▸ **Data**:

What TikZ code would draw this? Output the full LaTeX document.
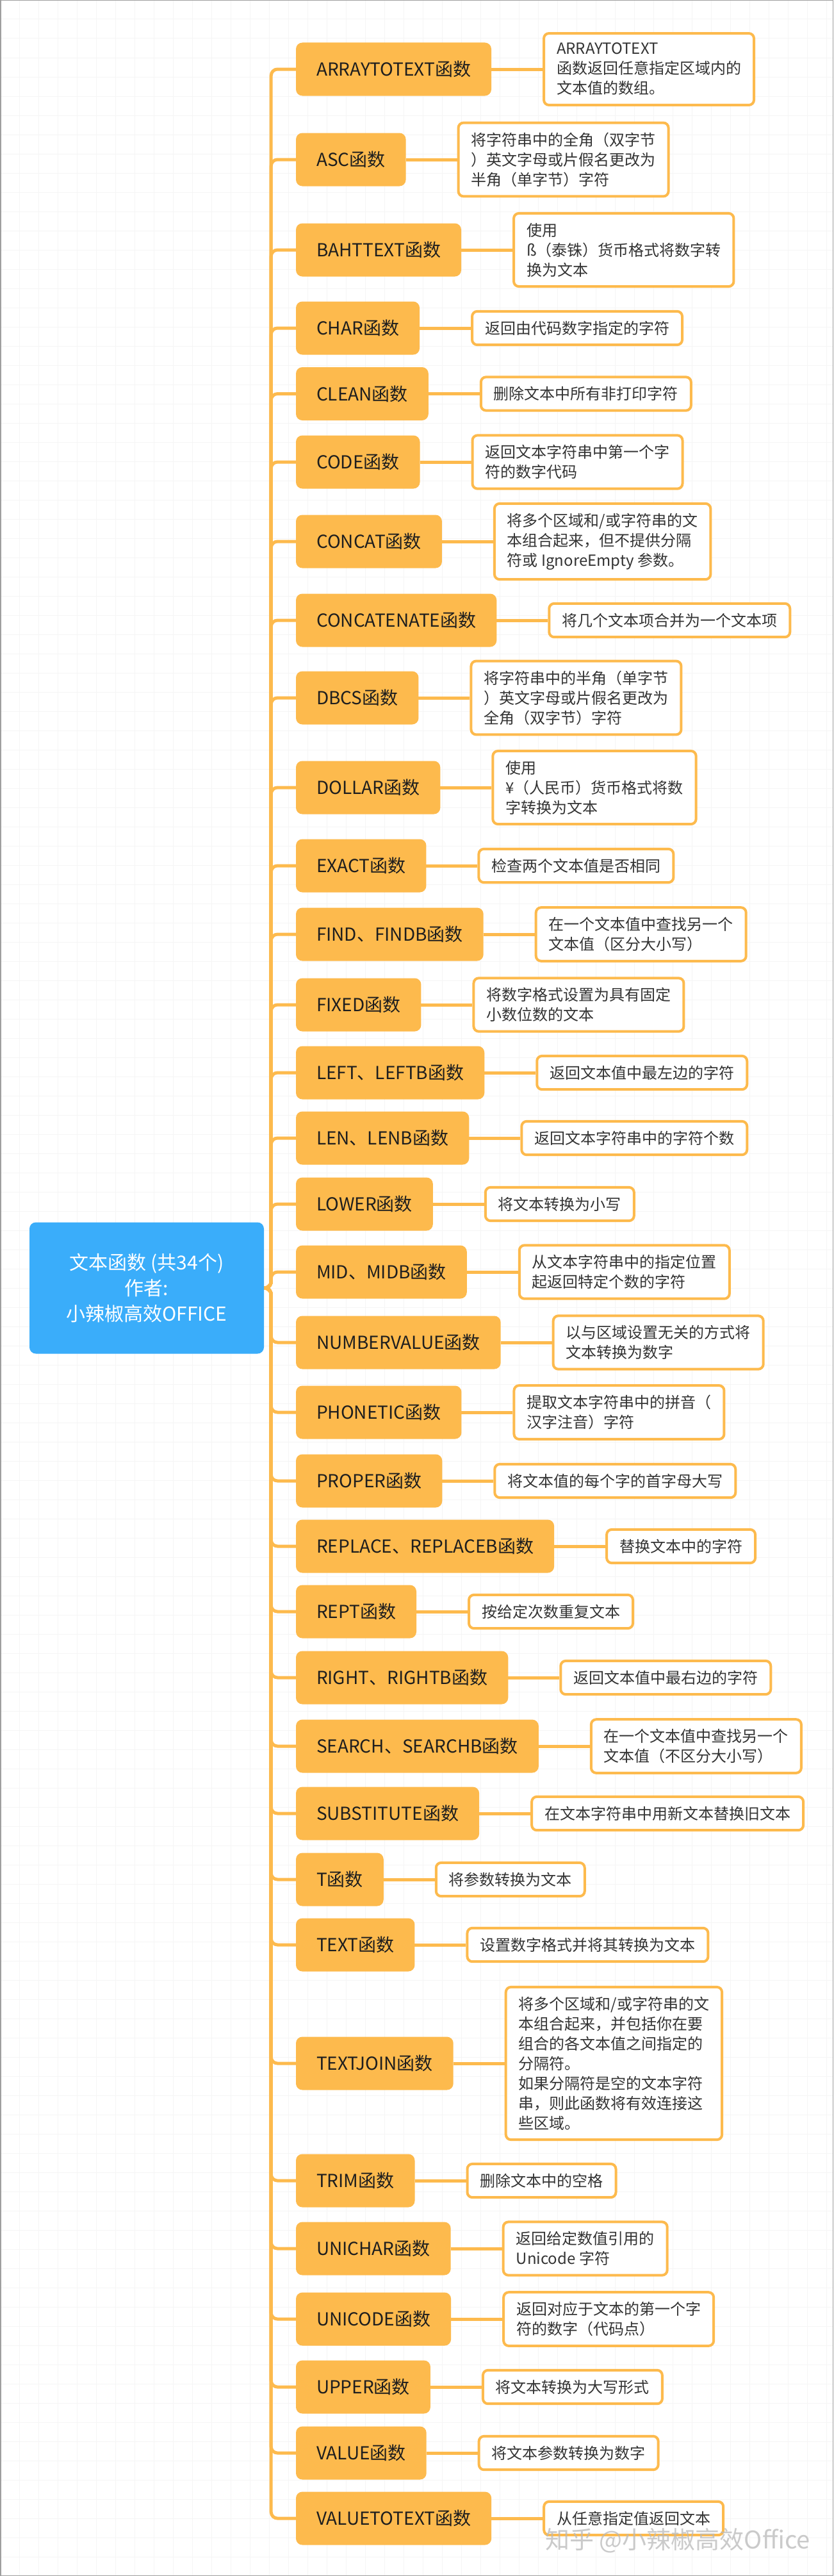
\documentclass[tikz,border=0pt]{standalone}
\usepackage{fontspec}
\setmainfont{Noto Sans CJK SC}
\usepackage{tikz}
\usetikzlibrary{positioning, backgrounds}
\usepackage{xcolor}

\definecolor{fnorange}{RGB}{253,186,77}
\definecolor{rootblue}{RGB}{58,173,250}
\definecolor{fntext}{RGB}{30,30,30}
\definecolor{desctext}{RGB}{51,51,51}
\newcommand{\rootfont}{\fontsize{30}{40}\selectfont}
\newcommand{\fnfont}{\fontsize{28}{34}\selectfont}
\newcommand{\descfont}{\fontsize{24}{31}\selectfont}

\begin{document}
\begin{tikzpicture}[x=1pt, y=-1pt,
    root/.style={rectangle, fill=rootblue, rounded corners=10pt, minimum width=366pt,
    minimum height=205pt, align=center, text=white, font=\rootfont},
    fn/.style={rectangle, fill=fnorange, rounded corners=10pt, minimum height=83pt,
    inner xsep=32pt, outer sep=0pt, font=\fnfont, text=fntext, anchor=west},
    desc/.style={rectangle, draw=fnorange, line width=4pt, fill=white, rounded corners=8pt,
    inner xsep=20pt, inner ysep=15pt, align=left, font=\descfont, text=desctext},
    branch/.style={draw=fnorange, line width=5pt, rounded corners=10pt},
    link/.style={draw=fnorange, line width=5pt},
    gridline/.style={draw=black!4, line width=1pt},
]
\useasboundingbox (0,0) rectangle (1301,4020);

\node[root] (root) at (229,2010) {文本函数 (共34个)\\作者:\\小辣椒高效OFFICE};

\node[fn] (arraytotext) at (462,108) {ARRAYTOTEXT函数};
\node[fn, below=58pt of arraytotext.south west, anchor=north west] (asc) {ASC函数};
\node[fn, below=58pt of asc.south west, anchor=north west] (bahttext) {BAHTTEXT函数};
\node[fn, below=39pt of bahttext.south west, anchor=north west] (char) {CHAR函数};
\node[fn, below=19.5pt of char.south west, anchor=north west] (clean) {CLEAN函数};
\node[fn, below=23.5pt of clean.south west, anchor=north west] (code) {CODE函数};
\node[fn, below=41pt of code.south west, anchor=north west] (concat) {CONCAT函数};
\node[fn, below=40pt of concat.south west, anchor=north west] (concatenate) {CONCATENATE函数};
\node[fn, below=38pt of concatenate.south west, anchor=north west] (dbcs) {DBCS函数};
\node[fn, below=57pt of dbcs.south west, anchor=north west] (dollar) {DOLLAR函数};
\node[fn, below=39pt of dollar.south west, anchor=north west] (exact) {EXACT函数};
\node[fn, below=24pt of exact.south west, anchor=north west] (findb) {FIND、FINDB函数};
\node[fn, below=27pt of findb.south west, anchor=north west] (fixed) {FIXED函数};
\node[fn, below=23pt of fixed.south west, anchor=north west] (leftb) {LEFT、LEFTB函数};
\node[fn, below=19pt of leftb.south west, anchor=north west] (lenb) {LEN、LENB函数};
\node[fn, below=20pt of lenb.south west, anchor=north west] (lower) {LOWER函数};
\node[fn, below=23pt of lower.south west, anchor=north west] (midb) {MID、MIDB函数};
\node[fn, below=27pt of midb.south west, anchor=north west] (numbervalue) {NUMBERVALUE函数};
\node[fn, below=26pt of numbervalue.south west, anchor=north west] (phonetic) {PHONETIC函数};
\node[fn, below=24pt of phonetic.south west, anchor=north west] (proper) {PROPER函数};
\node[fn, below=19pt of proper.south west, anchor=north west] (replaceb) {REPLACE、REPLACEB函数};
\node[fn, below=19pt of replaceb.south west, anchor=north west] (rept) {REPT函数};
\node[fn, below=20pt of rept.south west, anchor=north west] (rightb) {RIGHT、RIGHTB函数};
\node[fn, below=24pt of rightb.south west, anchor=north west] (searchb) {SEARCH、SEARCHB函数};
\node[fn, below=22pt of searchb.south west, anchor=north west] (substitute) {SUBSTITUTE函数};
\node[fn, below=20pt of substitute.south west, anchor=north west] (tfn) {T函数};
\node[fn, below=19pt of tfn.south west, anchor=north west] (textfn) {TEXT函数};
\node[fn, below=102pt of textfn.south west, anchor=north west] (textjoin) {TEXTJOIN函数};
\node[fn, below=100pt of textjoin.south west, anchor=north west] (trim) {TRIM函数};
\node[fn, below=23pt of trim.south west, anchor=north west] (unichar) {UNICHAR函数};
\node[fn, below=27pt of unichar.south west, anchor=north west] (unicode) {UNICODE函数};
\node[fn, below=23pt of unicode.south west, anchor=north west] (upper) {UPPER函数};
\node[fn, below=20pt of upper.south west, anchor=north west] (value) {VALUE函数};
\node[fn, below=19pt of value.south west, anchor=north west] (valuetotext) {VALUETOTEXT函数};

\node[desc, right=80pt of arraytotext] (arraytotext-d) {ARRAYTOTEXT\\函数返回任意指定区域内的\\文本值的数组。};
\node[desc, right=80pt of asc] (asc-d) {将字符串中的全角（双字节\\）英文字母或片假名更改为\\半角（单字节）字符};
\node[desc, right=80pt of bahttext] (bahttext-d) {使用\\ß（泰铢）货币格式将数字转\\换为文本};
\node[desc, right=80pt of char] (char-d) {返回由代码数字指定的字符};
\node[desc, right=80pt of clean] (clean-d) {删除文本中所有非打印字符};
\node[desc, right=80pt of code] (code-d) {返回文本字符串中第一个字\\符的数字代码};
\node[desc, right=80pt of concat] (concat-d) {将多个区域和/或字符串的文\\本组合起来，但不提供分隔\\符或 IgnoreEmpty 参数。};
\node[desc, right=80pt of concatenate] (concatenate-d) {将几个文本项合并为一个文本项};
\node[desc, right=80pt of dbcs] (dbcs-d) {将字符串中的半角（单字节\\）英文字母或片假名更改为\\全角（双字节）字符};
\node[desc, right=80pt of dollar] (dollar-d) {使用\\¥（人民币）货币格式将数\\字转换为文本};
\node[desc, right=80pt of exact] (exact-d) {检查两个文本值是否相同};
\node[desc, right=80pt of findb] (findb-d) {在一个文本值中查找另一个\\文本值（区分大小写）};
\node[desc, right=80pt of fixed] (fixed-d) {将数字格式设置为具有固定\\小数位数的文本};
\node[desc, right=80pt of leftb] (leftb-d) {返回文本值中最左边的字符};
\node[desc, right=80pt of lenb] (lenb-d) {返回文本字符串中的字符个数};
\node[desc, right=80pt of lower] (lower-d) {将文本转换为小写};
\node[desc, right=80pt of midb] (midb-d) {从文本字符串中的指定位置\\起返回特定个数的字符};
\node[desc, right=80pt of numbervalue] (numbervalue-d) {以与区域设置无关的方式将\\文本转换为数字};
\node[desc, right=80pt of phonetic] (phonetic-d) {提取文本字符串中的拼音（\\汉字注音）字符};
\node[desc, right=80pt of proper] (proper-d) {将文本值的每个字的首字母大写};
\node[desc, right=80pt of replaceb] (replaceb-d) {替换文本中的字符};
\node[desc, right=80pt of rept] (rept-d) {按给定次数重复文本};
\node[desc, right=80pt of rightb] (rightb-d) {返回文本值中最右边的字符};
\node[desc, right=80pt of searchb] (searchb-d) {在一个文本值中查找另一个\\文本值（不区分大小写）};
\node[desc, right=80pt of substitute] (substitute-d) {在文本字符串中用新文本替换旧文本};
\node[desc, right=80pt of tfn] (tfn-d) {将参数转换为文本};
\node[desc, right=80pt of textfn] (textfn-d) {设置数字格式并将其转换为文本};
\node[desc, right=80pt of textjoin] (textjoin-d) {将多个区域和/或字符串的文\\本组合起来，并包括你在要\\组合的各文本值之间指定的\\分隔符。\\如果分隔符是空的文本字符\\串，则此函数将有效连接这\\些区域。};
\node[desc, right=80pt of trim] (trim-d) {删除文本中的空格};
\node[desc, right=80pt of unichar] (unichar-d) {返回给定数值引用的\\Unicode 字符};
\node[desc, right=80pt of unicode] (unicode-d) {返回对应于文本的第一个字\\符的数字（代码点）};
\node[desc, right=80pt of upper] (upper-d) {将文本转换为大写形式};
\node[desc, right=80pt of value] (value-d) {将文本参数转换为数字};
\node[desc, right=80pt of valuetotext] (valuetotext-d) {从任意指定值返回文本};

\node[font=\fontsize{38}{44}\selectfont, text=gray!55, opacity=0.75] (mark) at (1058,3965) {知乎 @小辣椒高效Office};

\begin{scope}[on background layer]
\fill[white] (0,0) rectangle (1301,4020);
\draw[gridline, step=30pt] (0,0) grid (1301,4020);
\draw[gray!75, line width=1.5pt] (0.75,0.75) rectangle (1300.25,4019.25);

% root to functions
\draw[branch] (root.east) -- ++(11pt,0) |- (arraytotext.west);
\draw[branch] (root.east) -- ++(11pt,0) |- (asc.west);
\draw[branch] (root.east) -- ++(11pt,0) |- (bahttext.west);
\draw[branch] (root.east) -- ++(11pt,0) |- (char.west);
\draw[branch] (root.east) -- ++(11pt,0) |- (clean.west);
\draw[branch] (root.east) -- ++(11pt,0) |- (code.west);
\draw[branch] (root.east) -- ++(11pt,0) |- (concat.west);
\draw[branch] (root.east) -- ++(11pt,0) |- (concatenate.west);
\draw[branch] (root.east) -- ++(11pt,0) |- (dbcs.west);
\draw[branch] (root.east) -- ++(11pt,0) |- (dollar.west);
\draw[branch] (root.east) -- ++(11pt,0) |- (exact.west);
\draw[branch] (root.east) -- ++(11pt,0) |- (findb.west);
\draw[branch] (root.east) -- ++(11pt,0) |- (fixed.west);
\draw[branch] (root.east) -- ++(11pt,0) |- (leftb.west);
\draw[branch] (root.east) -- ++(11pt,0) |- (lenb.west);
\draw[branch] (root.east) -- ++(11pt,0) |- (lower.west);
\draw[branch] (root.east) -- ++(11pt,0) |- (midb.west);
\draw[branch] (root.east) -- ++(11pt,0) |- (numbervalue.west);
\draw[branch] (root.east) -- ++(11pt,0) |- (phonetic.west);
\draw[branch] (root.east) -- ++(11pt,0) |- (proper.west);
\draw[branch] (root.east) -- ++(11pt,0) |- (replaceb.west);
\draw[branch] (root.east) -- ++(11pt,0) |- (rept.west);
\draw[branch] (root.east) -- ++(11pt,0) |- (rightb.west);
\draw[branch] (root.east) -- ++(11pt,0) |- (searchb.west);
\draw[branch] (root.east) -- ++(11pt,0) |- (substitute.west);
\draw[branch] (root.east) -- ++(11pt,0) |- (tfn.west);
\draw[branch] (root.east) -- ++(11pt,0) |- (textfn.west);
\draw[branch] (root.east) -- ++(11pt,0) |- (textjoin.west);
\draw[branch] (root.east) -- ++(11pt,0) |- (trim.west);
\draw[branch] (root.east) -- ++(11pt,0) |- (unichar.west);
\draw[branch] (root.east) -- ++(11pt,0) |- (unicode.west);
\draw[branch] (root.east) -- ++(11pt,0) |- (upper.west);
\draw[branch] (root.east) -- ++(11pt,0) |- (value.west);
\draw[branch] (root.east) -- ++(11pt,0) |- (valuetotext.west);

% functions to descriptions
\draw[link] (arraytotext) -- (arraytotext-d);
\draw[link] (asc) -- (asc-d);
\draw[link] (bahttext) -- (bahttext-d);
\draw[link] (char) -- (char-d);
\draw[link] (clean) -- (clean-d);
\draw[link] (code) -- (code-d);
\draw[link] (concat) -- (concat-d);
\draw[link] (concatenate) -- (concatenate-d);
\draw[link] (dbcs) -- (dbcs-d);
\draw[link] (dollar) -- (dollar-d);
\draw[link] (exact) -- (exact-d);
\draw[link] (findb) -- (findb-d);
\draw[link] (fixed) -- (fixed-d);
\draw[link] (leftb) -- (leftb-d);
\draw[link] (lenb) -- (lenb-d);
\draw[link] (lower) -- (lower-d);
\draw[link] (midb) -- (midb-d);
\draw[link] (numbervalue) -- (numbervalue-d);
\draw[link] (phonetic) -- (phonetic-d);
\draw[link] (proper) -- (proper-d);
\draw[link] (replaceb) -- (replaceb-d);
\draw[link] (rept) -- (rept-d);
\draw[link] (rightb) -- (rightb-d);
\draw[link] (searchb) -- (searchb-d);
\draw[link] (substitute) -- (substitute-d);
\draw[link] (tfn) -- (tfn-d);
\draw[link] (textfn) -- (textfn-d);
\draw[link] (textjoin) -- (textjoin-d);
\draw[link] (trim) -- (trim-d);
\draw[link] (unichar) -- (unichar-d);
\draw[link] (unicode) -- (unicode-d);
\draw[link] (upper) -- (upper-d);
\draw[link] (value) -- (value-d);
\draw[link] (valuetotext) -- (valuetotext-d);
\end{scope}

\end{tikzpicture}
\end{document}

▸ **Required task**:
Quote, exactly and only, the lines from the first line of the data above through the line containing "(root) at (229,2010)". The pictures do not belong in it.

▸ **Reply**:
What TikZ code would draw this? Output the full LaTeX document.
\documentclass[tikz,border=0pt]{standalone}
\usepackage{fontspec}
\setmainfont{Noto Sans CJK SC}
\usepackage{tikz}
\usetikzlibrary{positioning, backgrounds}
\usepackage{xcolor}

\definecolor{fnorange}{RGB}{253,186,77}
\definecolor{rootblue}{RGB}{58,173,250}
\definecolor{fntext}{RGB}{30,30,30}
\definecolor{desctext}{RGB}{51,51,51}
\newcommand{\rootfont}{\fontsize{30}{40}\selectfont}
\newcommand{\fnfont}{\fontsize{28}{34}\selectfont}
\newcommand{\descfont}{\fontsize{24}{31}\selectfont}

\begin{document}
\begin{tikzpicture}[x=1pt, y=-1pt,
    root/.style={rectangle, fill=rootblue, rounded corners=10pt, minimum width=366pt,
    minimum height=205pt, align=center, text=white, font=\rootfont},
    fn/.style={rectangle, fill=fnorange, rounded corners=10pt, minimum height=83pt,
    inner xsep=32pt, outer sep=0pt, font=\fnfont, text=fntext, anchor=west},
    desc/.style={rectangle, draw=fnorange, line width=4pt, fill=white, rounded corners=8pt,
    inner xsep=20pt, inner ysep=15pt, align=left, font=\descfont, text=desctext},
    branch/.style={draw=fnorange, line width=5pt, rounded corners=10pt},
    link/.style={draw=fnorange, line width=5pt},
    gridline/.style={draw=black!4, line width=1pt},
]
\useasboundingbox (0,0) rectangle (1301,4020);

\node[root] (root) at (229,2010) {文本函数 (共34个)\\作者:\\小辣椒高效OFFICE};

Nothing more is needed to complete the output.